No Money Down Real Estate Investing
This post is about buying real estate without any cash. I have often heard that this was possible and back in the “good old days” it was. Then the economy fell apart and as part of the reconstruction the lending rules changed. I was faced with a challenge. We had already purchased several properties the old fashion way with cash down. The problem at this point was we ran out of down payment cash.
I started to research creative (legal) ways to invest in real estate. I had a conversation with an experienced local investor that gave me an idea. I discussed the idea with my mortgage broker and it past the test as something that could work.
I am quite conservative by nature, so I figured I would try a less expensive property as my first one. That way I could limit my risk.
The following is the process I followed and how it worked out:
1. The idea – what I found out was that if the purchase price and the renovation cost did not total more than 80% of the appraised value, you could get an 80% mortgage. That would mean $0 out of pocket.
2. Identify the type of property we needed to find – I decided to look for a single family home in need of repair. It had to be a low price (under 125K) and in an up and coming area.
3. We found a two bedroom bungalow in Spryfield.
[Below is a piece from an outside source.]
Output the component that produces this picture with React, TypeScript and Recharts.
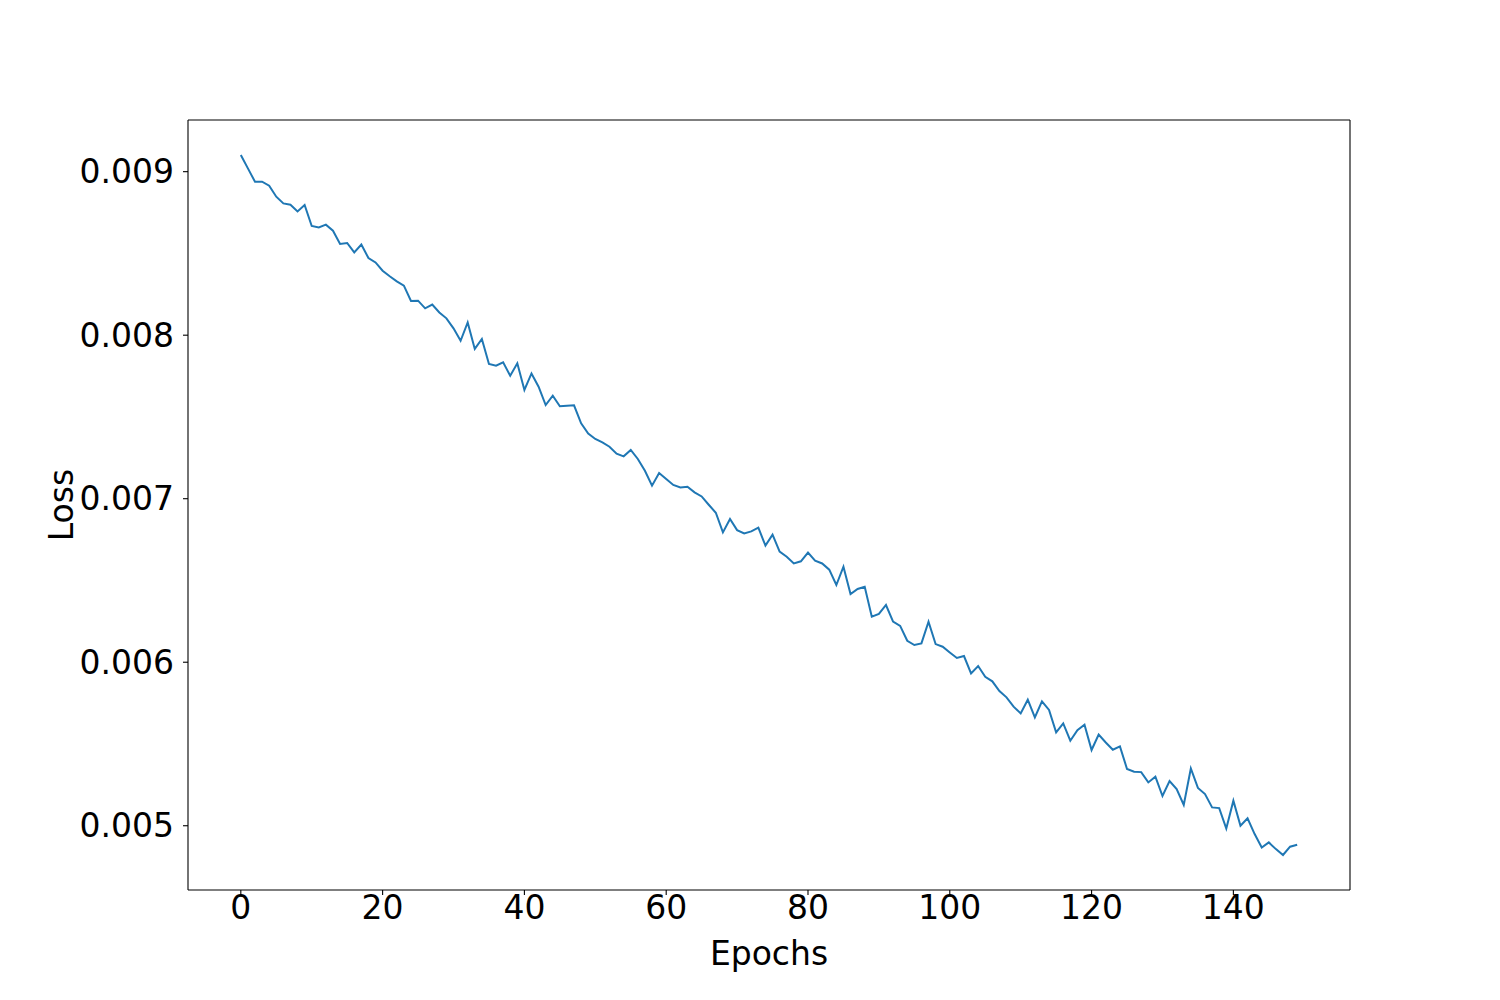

It was a rental property, however, the owner died and the family did not want it. The house was just reduced and the tenants were removed. We made a cash offer and were able to purchase the property for $64000. We liked this house because it had good bones, located in a mature area on an R4 lot. We used a line of credit to pay for the house. You can also do a purchase plus improvements mortgage, private lender, or a few other ways to finance the original purchase. It is all about the numbers, so even if you have to use expensive money up front, if the math works, it could be a good deal.
4. Take possession and get to work. It is important to have a team of contractors ready to go. We were able to do a quick close and thanks to our awesome renovation team we were able to have it renovated and ready for a tenant in three weeks.
5. Find a tenant. It definitely helps with the appraisal if you have a lease in place. The lenders do not usually like projected rent, especially if it is on the high side. We were able to screen and place a tenant in the newly renovated house for $800 per month. Which was market value for the area at the time, with the added bonus of being fully renovated. We had a lot of interest in the property as soon as we placed the ad.
6. Secure financing. We brought the details of the deal to our mortgage broker. He secured us a loan based on our projected appraised value.
7. Appraisal – We know this area very well and the project was small, so we did not do a pre-appraisal. If you are doing a larger project or are not 100 percent familiar with an area, I would recommend getting a pre-appraisal and a post appraisal done.
8. Receive the mortgage funds and pay back the line of credit.
Here are the numbers on our first project:
Purchase price $64000
Deed transfer tax 960
Legal for purchase and re-finance 1200
Interest on line of credit 1200
Property tax before re-finance 500
Total cost of project $84960
Mortgage funds 96000 (80% of 120K appraisal)
Net profit $11040
Mortgage & Prop. tax 578
Total expense $660
Cash flow $140
I consider this first project a success. It does not have huge cash flow, however, we were able to buy a cash flowing property and put money in our pocket. We have purchased three more properties this way, since this first one. I was so excited when I got my cheque for the mortgage funds on this first property, I made a copy of it and hung it on my wall for inspiration. I realized that anything is possible as long as you are willing to make the extra effort, do not take no for an answer and never give up.